“… the carts made their way towards Paris …. A cart full of cabbages and another full of peas had joined up at the Pont de Neuilly with the eight carts carrying turnips from Nanterre; the horses plodded along of their own accord …. The wagoners, lying flat on their stomachs on beds of vegetables, were dozing with the reins in their hands …. Every now and then a gas lamp, looming out of the darkness, would illuminate the nails of a boot, the blue sleeve of a smock ….
[It is not yet light as they arrive at Les Halles] So far nothing could be seen, as the lanterns swung by, except the luxuriant fullness of the bundles of artichokes, the delicate green of the lettuces, the coral pink of the carrots, and the smooth ivory of the turnips. These flashes of colour appeared along the mounds of vegetables …. A loud voice in the distance cried: ‘Endives! Endives!’”
--from the opening pages of The Belly of Paris, by Emile Zola,
translated by Brian Nelson, Oxford University Press, paper, 2009
Les Halles, built in 1851, was torn down beginning in the late 1960’s and replaced by a market called Rungis (outside of Paris; the French morning show called Telematin occasionally broadcasts a short segment from there, and the --new-- place seems cold and isolated to me). I could have read an entire novel (my copy of Belly lasts for 275 pages) filled with this kind of description, Paris in Zola’s day. I think I must be a rather unusual audience: for me, the plot disturbs the beautiful flow of the prose. I would have willingly followed the hero around Les Halles and looked at every cart full of peas and only listen, as the sun came up, to the bargaining and the gossip. I find myself less interested in “story.” As I was reading, I kept looking for that path I would have liked to walk:
“Cadine also sold cress. ‘Two sous a bunch! Two sous a bunch!’ And Marjolin went into the shops offering ‘Fine fresh watercress! Very healthy!’ Les Halles had just been built, and the little girl would stand gazing in ecstasy at the avenue of flower stalls that ran through the fruit market. From end to end, on either side, the stalls were like borders along a garden path, blossoming like splendid bouquets. It was a harvest of perfumes, two thick hedges of roses, between which the girls in the neighborhood loved to walk, smiling and a little overcome by the powerful scents.”
--from page 158, same edition
Who wouldn’t want to walk between those “borders” of roses? But, then, I find this pretty often. Girl with A Pearl Earring, by Tracy Chevalier, is an example of a book I remember reading principally for its fabulous descriptions: the morning walks that the heroine takes to cross the city, or the way the author manages to catch the clean, bright air in prose, the same air that Vermeer paints so perfectly. It must be because I try to do that in some of the paintings I work on. One of the worst comments I ever heard about my own work was from a friend who, looking at a new series of paintings in the studio said that “the colors seem lovely, but the paintings don’t have any air, they are claustrophobic,” and I looked at them then, and of course they were. She was perfectly right, and I painted them over.

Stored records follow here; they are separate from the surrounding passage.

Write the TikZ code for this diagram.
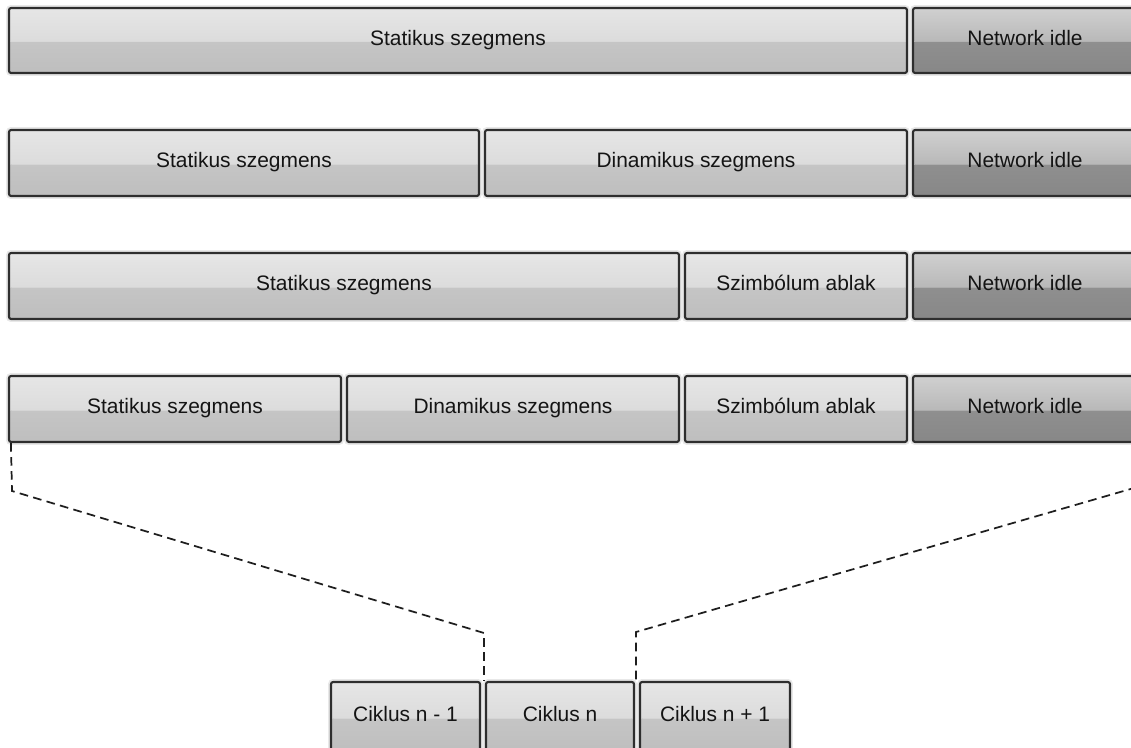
\documentclass[tikz,border=0pt]{standalone}
\usepackage{fontspec}
\setmainfont{Liberation Sans}
\definecolor{segedge}{HTML}{2E2E2E}
\definecolor{lightA}{HTML}{E6E6E6}
\definecolor{lightB}{HTML}{D2D2D2}
\definecolor{lightC}{HTML}{C5C5C5}
\definecolor{lightD}{HTML}{BEBEBE}
\definecolor{darkA}{HTML}{D0D0D0}
\definecolor{darkB}{HTML}{A2A2A2}
\definecolor{darkC}{HTML}{8F8F8F}
\definecolor{darkD}{HTML}{878787}
\definecolor{inktext}{HTML}{141414}
\definecolor{dashink}{HTML}{1E1E1E}

% Segment box: centre and size from the corner coordinates (in px units)
\newcommand\segbox[7]{%
  \pgfmathsetmacro\sbw{(#5-#3)*0.75}%
  \pgfmathsetmacro\sbh{(#6-#4)*0.75}%
  \node[#1, minimum width=\sbw pt, minimum height=\sbh pt] (#2) at ({(#3+#5)/2},{(#4+#6)/2}) {#7};%
}

\tikzset{
  segbase/.style={
    draw=segedge, line width=1.6pt, rounded corners=1.6pt,
    inner sep=0pt, text=inktext, font=\fontsize{15.7}{18}\selectfont,
    text height=0.716em, text depth=0pt,
    preaction={draw=black!9, line width=4.4pt}
  },
  lightseg/.style={segbase,
    path picture={
      \shade[top color=lightA, bottom color=lightB]
        (path picture bounding box.north west) rectangle ([yshift=-1pt]path picture bounding box.east);
      \shade[top color=lightC, bottom color=lightD]
        ([yshift=-1pt]path picture bounding box.west) rectangle (path picture bounding box.south east);
    }},
  darkseg/.style={segbase,
    path picture={
      \shade[top color=darkA, bottom color=darkB]
        (path picture bounding box.north west) rectangle ([yshift=-1pt]path picture bounding box.east);
      \shade[top color=darkC, bottom color=darkD]
        ([yshift=-1pt]path picture bounding box.west) rectangle (path picture bounding box.south east);
    }},
  zoomline/.style={draw=dashink, line width=1.3pt, dash pattern=on 6.5pt off 4pt}
}

\begin{document}
\begin{tikzpicture}[x=0.75pt, y=-0.75pt]
  \useasboundingbox (0,0) rectangle (1131,747);
  \clip (0,0) rectangle (1131,747);

  % Row 1
  \segbox{lightseg}{r1s}{9}{8}{907}{73}{Statikus szegmens}
  \segbox{darkseg}{r1n}{913}{8}{1137}{73}{Network idle}

  % Row 2
  \segbox{lightseg}{r2s}{9}{130}{479}{196}{Statikus szegmens}
  \segbox{lightseg}{r2d}{485}{130}{907}{196}{Dinamikus szegmens}
  \segbox{darkseg}{r2n}{913}{130}{1137}{196}{Network idle}

  % Row 3
  \segbox{lightseg}{r3s}{9}{253}{679}{319}{Statikus szegmens}
  \segbox{lightseg}{r3w}{685}{253}{907}{319}{Szimbólum ablak}
  \segbox{darkseg}{r3n}{913}{253}{1137}{319}{Network idle}

  % Row 4
  \segbox{lightseg}{r4s}{9}{376}{341}{442}{Statikus szegmens}
  \segbox{lightseg}{r4d}{347}{376}{679}{442}{Dinamikus szegmens}
  \segbox{lightseg}{r4w}{685}{376}{907}{442}{Szimbólum ablak}
  \segbox{darkseg}{r4n}{913}{376}{1137}{442}{Network idle}

  % Communication cycles
  \segbox{lightseg}{c1}{331}{682}{480}{752}{Ciklus n - 1}
  \segbox{lightseg}{c2}{486}{682}{634}{752}{Ciklus n}
  \segbox{lightseg}{c3}{640}{682}{790}{752}{Ciklus n + 1}

  % Zoom lines from the cycle to its segments
  \coordinate (lk) at (12,491);
  \coordinate (lb) at (484,633);
  \coordinate (rk) at (1134,488);
  \coordinate (rb) at (636,632);
  \draw[zoomline] ([xshift=2.25pt]r4s.south west) -- (lk) -- (lb) -- (lb |- c2.north);
  \draw[zoomline] ([xshift=-2.25pt]r4n.south east) -- (rk) -- (rb) -- (rb |- c2.north);
\end{tikzpicture}
\end{document}
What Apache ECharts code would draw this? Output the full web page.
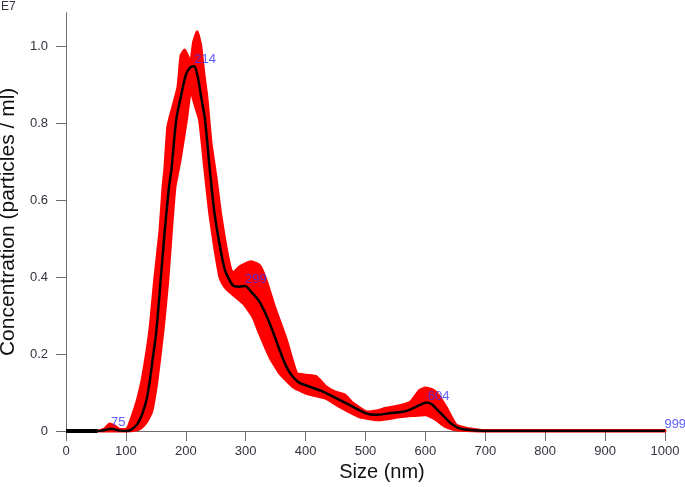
<!DOCTYPE html>
<html>
<head>
<meta charset="utf-8">
<script src="https://cdn.jsdelivr.net/npm/echarts@6.0.0/dist/echarts.min.js"></script>
<style>
html,body{margin:0;padding:0;background:#fff;}
#chart{width:685px;height:487px;}
</style>
</head>
<body>
<div id="chart"></div>
<script>
// ---- data ----
const xTicks = [0,100,200,300,400,500,600,700,800,900,1000];
const yTicks = [0,0.2,0.4,0.6,0.8,1.0];

// mean concentration curve (black), in units of 1E7 particles/ml
const meanSizes  = [0,53,60,68,75,82,90,100,107,112,120,128,135,140,145,151,158,165,172,176,184,192,200,207,214,220,226,232,240,248,257,265,273,280,290,299,310,323,340,368,387,407,425,440,468,501,518,540,562,573,590,601,610,620,634,645,657,670,690,700,1000];
const meanValues = [0,0,0.001,0.004,0.006,0.004,0.001,0,0.002,0.007,0.02,0.047,0.085,0.132,0.19,0.262,0.392,0.522,0.635,0.678,0.808,0.87,0.925,0.944,0.948,0.92,0.865,0.81,0.68,0.565,0.48,0.42,0.392,0.377,0.375,0.377,0.36,0.336,0.28,0.167,0.128,0.115,0.105,0.094,0.072,0.046,0.042,0.046,0.05,0.055,0.067,0.074,0.07,0.055,0.033,0.017,0.007,0.003,0.001,0,0];

// thick zero segment at the start
const zeroSizes  = [0,53];
const zeroValues = [0,0];

// error band (red): upper envelope
const upperSizes  = [55,65,72,80,88,100,104,112,120,128,140,148,157,162,165,170,178,187,192,198,203,208,213,219,225,230,235,242,251,258,267,275,279,290,309,323,334,348,368,385,401,418,434,448,465,479,501,518,534,557,575,590,600,610,618,634,651,668,690,700,1000];
const upperValues = [0,0.006,0.018,0.014,0.005,0.004,0.011,0.045,0.085,0.14,0.262,0.392,0.522,0.635,0.68,0.79,0.84,0.894,0.975,0.99,0.975,0.955,1.01,1.037,1.0,0.93,0.87,0.75,0.652,0.565,0.479,0.42,0.41,0.427,0.44,0.43,0.392,0.323,0.236,0.15,0.145,0.141,0.115,0.102,0.094,0.072,0.05,0.052,0.059,0.066,0.075,0.105,0.112,0.108,0.1,0.063,0.016,0.007,0.002,0.001,0.001];

// error band (red): lower envelope
const lowerSizes  = [55,100,115,125,135,143,152,162,170,176,182,190,201,208,215,223,232,240,248,257,265,273,296,312,323,340,357,379,401,434,457,490,523,557,579,601,618,634,651,690,1000];
const lowerValues = [0,0,0.002,0.008,0.025,0.05,0.132,0.262,0.392,0.522,0.635,0.70,0.808,0.886,0.85,0.808,0.678,0.565,0.479,0.40,0.375,0.362,0.332,0.297,0.254,0.193,0.15,0.115,0.098,0.085,0.063,0.037,0.029,0.037,0.04,0.042,0.029,0.011,0.003,0,0];

// peak labels
const peakSizes  = [75,214,299,604,999];
const peakValues = [0.006,0.948,0.377,0.074,0];

// ---- build ----
const zip = (xs, ys) => xs.map((x, i) => [x, ys[i]]);
const meanData  = zip(meanSizes, meanValues);
const zeroData  = zip(zeroSizes, zeroValues);
const upperData = zip(upperSizes, upperValues);
const lowerData = zip(lowerSizes, lowerValues);
const peakData  = zip(peakSizes, peakValues);

const FONT = "'Liberation Sans', Arial, sans-serif";
const AXIS_COLOR = '#6e6e6e';
const LABEL_COLOR = '#333340';

const chart = echarts.init(document.getElementById('chart'), null, {renderer: 'canvas'});
chart.setOption({
  animation: false,
  backgroundColor: '#ffffff',
  grid: {left: 66, right: 20, top: 12.7, bottom: 56, containLabel: false, outerBoundsMode: 'none'},
  graphic: [{
    type: 'text', left: 1, top: 1,
    style: {text: 'E7', font: '12px ' + FONT, fill: LABEL_COLOR}
  }],
  xAxis: {
    type: 'value', min: 0, max: 1000, interval: 100,
    name: 'Size (nm)', nameLocation: 'middle', nameGap: 31,
    nameTextStyle: {fontSize: 20, fontFamily: FONT, color: '#111', padding: [0, 0, 0, 33]},
    axisLine: {show: true, lineStyle: {color: AXIS_COLOR, width: 1}},
    axisTick: {show: true, length: 10, lineStyle: {color: AXIS_COLOR}},
    axisLabel: {fontSize: 13, fontFamily: FONT, color: LABEL_COLOR, margin: 14,
      formatter: v => String(v)},
    splitLine: {show: false}
  },
  yAxis: {
    type: 'value', min: 0, max: 1.087,
    name: 'Concentration (particles / ml)', nameLocation: 'middle', nameGap: 45,
    nameTextStyle: {fontSize: 21, fontFamily: FONT, color: '#111'},
    axisLine: {show: true, lineStyle: {color: AXIS_COLOR, width: 1}},
    axisTick: {show: true, length: 10, customValues: yTicks, lineStyle: {color: AXIS_COLOR}},
    axisLabel: {
      fontSize: 13, fontFamily: FONT, color: LABEL_COLOR, margin: 18,
      customValues: yTicks,
      formatter: v => (v === 0 ? '0' : v.toFixed(1))
    },
    splitLine: {show: false}
  },
  series: [
    {
      type: 'custom',
      name: 'band',
      coordinateSystem: 'cartesian2d',
      data: [[0, 0]],
      silent: true,
      z: 1,
      renderItem: function (params, api) {
        const pts = upperData.map(p => api.coord(p))
          .concat(lowerData.slice().reverse().map(p => api.coord(p)));
        return {
          type: 'polygon',
          shape: {points: pts, smooth: 0.15},
          style: {fill: '#ff0000', stroke: '#ff0000', lineWidth: 3, lineJoin: 'round'}
        };
      }
    },
    {
      type: 'line', name: 'mean', data: meanData,
      showSymbol: false, smooth: 0.3, z: 3,
      lineStyle: {color: '#000000', width: 2.5}
    },
    {
      type: 'line', name: 'zero', data: zeroData,
      showSymbol: false, z: 3,
      lineStyle: {color: '#000000', width: 4}
    },
    {
      type: 'scatter', name: 'peaks', data: peakData,
      symbolSize: 0, z: 5,
      label: {
        show: true, position: [0, 0], align: 'left', verticalAlign: 'bottom',
        fontSize: 13, fontFamily: FONT, color: '#3333ff',
        formatter: p => String(p.value[0])
      }
    }
  ]
});
</script>
</body>
</html>
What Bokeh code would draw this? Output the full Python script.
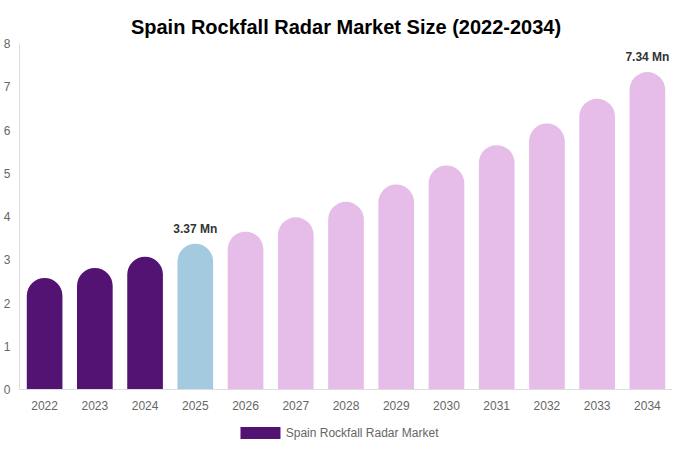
from bokeh.plotting import figure
from bokeh.models import ColumnDataSource
from bokeh.layouts import column
from bokeh.core.properties import value
from bokeh.embed import file_html
from bokeh.resources import INLINE

# Market size (USD Mn) by year
years = ["2022", "2023", "2024", "2025", "2026", "2027", "2028",
         "2029", "2030", "2031", "2032", "2033", "2034"]
sizes = [2.58, 2.81, 3.07, 3.37, 3.65, 3.98, 4.34, 4.74, 5.18, 5.65, 6.15, 6.72, 7.34]
kinds = ["hist", "hist", "hist", "base", "fcst", "fcst", "fcst",
         "fcst", "fcst", "fcst", "fcst", "fcst", "fcst"]
labelled = ["2025", "2034"]
y_ticks = [0, 1, 2, 3, 4, 5, 6, 7, 8]
legend_label = "Spain Rockfall Radar Market"

palette = {"hist": "#531373", "base": "#a4cae0", "fcst": "#e6bce8"}
FONT = "Liberation Sans"
W = 672

source = ColumnDataSource(dict(
    year=years,
    size=sizes,
    color=[palette[k] for k in kinds],
))

lab_idx = [years.index(y) for y in labelled]
lab_source = ColumnDataSource(dict(
    year=[years[i] for i in lab_idx],
    size=[sizes[i] for i in lab_idx],
    text=[f"{sizes[i]:.2f} Mn" for i in lab_idx],
))

p = figure(
    x_range=years,
    y_range=(0, 8),
    width=W,
    height=423,
    title="Spain Rockfall Radar Market Size (2022-2034)",
    toolbar_location=None,
    output_backend="svg",
    min_border_left=12,
    min_border_right=0,
    min_border_top=43,
    min_border_bottom=34,
)
p.x_range.range_padding = 0
p.outline_line_color = None
p.grid.visible = False

p.title.align = "center"
p.title.vertical_align = "middle"
p.title.text_font = FONT
p.title.text_font_size = "20px"
p.title.text_font_style = "bold"
p.title.text_color = "#000000"

# rounded-top bars
p.vbar(x="year", top="size", width=0.71, source=source,
       fill_color="color", line_color=None,
       border_radius=(18, 18, 0, 0))

p.text(x="year", y="size", text="text", source=lab_source,
       text_align="center", text_baseline="bottom", y_offset=-8,
       text_font=value(FONT), text_font_size="12px",
       text_font_style="bold", text_color="#333333")

for ax in (p.xaxis, p.yaxis):
    ax.axis_line_color = "#dddddd"
    ax.major_tick_line_color = None
    ax.minor_tick_line_color = None
    ax.major_label_text_font = FONT
    ax.major_label_text_font_size = "12px"
    ax.major_label_text_color = "#666666"

p.yaxis.ticker = y_ticks
p.yaxis.major_label_standoff = 3
p.xaxis.major_label_standoff = 5

# legend strip underneath the chart
leg = figure(
    width=W, height=19,
    x_range=(0, W), y_range=(0, 19),
    toolbar_location=None, output_backend="svg",
    x_axis_location=None, y_axis_location=None,
    min_border=0,
)
leg.outline_line_color = None
leg.grid.visible = False
leg.rect(x=[248], y=[9.5], width=40, height=12,
         width_units="screen", height_units="screen",
         fill_color=palette["hist"], line_color=None)
leg.text(x=[274], y=[9.5], text=[legend_label],
         text_align="left", text_baseline="middle",
         text_font=value(FONT), text_font_size="12px", text_color="#666666")

layout = column(p, leg, spacing=0)

open("out.html", "w").write(file_html(layout, INLINE))
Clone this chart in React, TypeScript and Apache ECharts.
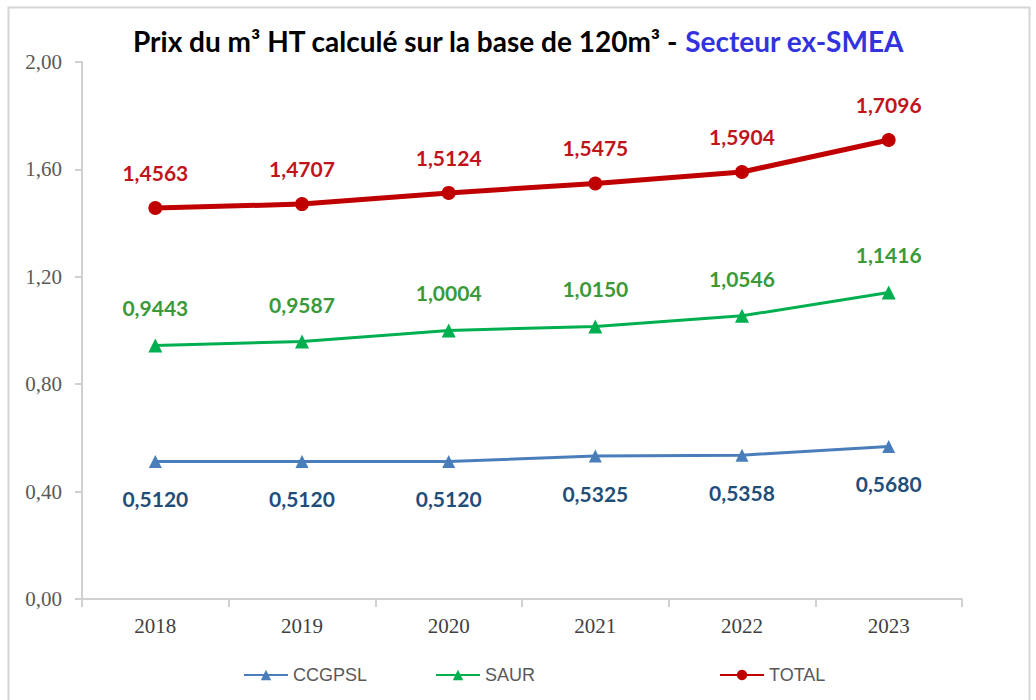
import React, { useEffect, useRef } from "react";
import * as echarts from "echarts";

const years = ["2018", "2019", "2020", "2021", "2022", "2023"];
const ccgpsl = [0.512, 0.512, 0.512, 0.5325, 0.5358, 0.568];
const saur = [0.9443, 0.9587, 1.0004, 1.015, 1.0546, 1.1416];
const total = [1.4563, 1.4707, 1.5124, 1.5475, 1.5904, 1.7096];
const yTicks = [0, 0.4, 0.8, 1.2, 1.6, 2.0];

const fmt4 = (v: number) => v.toFixed(4).replace(".", ",");
const fmt2 = (v: number) => v.toFixed(2).replace(".", ",");

export default function App() {
  const ref = useRef<HTMLDivElement>(null);
  useEffect(() => {
    if (!ref.current) return;
    const chart = echarts.init(ref.current, undefined, { renderer: "svg" });
    const labelFont = { fontFamily: "Lato", fontWeight: "bold" as const, fontSize: 21 };
    const legendText = { fontFamily: "Liberation Sans", fontSize: 18, color: "#595959" };
    chart.setOption({
      animation: false,
      backgroundColor: "#ffffff",
      title: {
        text: "{a|Prix du m³ HT calculé sur la base de 120m³ - }{b|Secteur ex-SMEA}",
        left: "center",
        top: 22,
        textStyle: {
          rich: {
            a: { fontFamily: "Lato", fontWeight: "bold", fontSize: 28, color: "#000000" },
            b: { fontFamily: "Lato", fontWeight: "bold", fontSize: 28, color: "#3333dd" },
          },
        },
      },
      graphic: [
        {
          type: "rect",
          shape: { x: 8.5, y: 7.5, width: 1021, height: 700 },
          style: { fill: "none", stroke: "#d6d6d6", lineWidth: 2 },
          silent: true,
        },
      ],
      legend: [
        {
          data: ["CCGPSL"],
          left: 238,
          top: 661,
          itemWidth: 44,
          itemHeight: 13,
          itemGap: 4,
          textStyle: legendText,
        },
        {
          data: ["SAUR"],
          left: 430,
          top: 661,
          itemWidth: 44,
          itemHeight: 13,
          textStyle: legendText,
        },
        {
          data: ["TOTAL"],
          left: 714,
          top: 661,
          itemWidth: 44,
          itemHeight: 13,
          textStyle: legendText,
        },
      ],
      grid: { left: 82, right: 74, top: 62, bottom: 101, containLabel: false },
      xAxis: {
        type: "category",
        data: years,
        boundaryGap: true,
        axisLine: { lineStyle: { color: "#d0d0d0", width: 2 } },
        axisTick: { show: true, length: 8, lineStyle: { color: "#d0d0d0", width: 2 } },
        axisLabel: { fontFamily: "Liberation Serif", fontSize: 21, color: "#404040", margin: 16 },
      },
      yAxis: {
        type: "value",
        min: 0,
        max: 2,
        interval: 0.4,
        axisLine: { show: true, lineStyle: { color: "#d0d0d0", width: 2 } },
        axisTick: { show: true, length: 7, lineStyle: { color: "#d0d0d0", width: 2 } },
        splitLine: { show: false },
        axisLabel: {
          fontFamily: "Liberation Serif",
          fontSize: 21,
          color: "#595959",
          margin: 20,
          formatter: (v: number) => (yTicks.includes(Math.round(v * 10) / 10) ? fmt2(v) : ""),
        },
      },
      series: [
        {
          name: "CCGPSL",
          type: "line",
          data: ccgpsl,
          symbol: "triangle",
          symbolSize: 13,
          color: "#4a7ebb",
          lineStyle: { width: 3, color: "#4a7ebb" },
          itemStyle: { color: "#4a7ebb" },
          label: {
            show: true,
            position: "bottom",
            distance: 20,
            color: "#1f4e79",
            ...labelFont,
            formatter: (p: any) => fmt4(p.value),
          },
        },
        {
          name: "SAUR",
          type: "line",
          data: saur,
          symbol: "triangle",
          symbolSize: 14,
          color: "#00b050",
          lineStyle: { width: 3, color: "#00b050" },
          itemStyle: { color: "#00b050" },
          label: {
            show: true,
            position: "top",
            distance: 20,
            color: "#3a9a3a",
            ...labelFont,
            formatter: (p: any) => fmt4(p.value),
          },
        },
        {
          name: "TOTAL",
          type: "line",
          data: total,
          symbol: "circle",
          symbolSize: 14,
          color: "#c00000",
          lineStyle: { width: 5, color: "#c00000" },
          itemStyle: { color: "#c00000" },
          label: {
            show: true,
            position: "top",
            distance: 18,
            color: "#c0141c",
            ...labelFont,
            formatter: (p: any) => fmt4(p.value),
          },
        },
      ],
    });
    return () => chart.dispose();
  }, []);
  return (
    <div
      ref={ref}
      style={{ position: "fixed", left: 0, top: 0, width: 1036, height: 700 }}
    />
  );
}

Maybe I secretly think that plot (often) doesn’t leave the reader any room to speculate or to breathe the same air that the characters do. I like to fall into a book, or a painting. Agnes Martin said something like this once, that she made big paintings so that the viewer would be immersed. That’s it. Immersed. I am remembering, though, and not being exact. But she does say exactly this: “The times when you are not aware of beauty and happiness you are not alive.”